Being a learned scholar in the English language, I'm sure you, as an learned scholar, would agree that a word's meaning can only be gaged with context.
For example: I have five bucks.....am I a hunter? What about an American with a little cash in my pocket? Maybe, five of my children have attended OSU.
In the context of "zoom" when relating to photographic arts, Zoom Lens, the accepted meaning is, "a mechanical assembly of lens elements for which the focal length (and thus angle of view) can be varied, as opposed to a fixed focal length (FFL) lens (see prime lens).
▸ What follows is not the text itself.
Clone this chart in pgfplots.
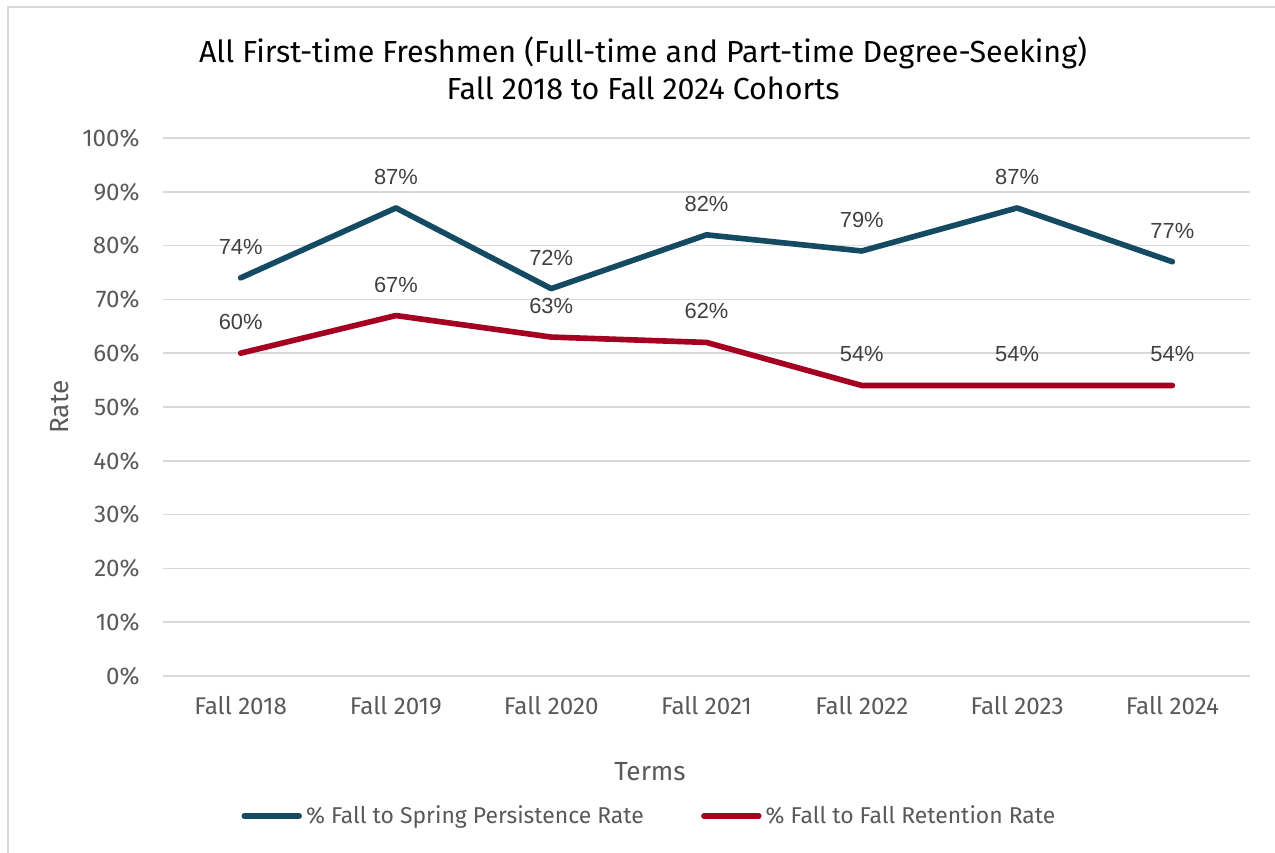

They are commonly used with still, video, motion picture cameras, projectors, some binoculars, microscopes, telescopes, telescopic sights, and other optical instruments."
"magnification: the ratio of the size of an image to the size of the object"
These are two very different uses. Magnification and zoom are very different in photography. They refer to entirely different concepts and are not equatable.
I'm sure you are an excellent optical designer, but your expertise is in the optical (and from what I read of you, microscopic) arts, not photographic arts. Please, like the previous posters before you, stick with your expertise area, advise on it, but do not speak as an expert in a subject in which you have minimal qualifications. It's dangerous for people like yourself to make policy.
So long, and I'm glad you liked the fish :-).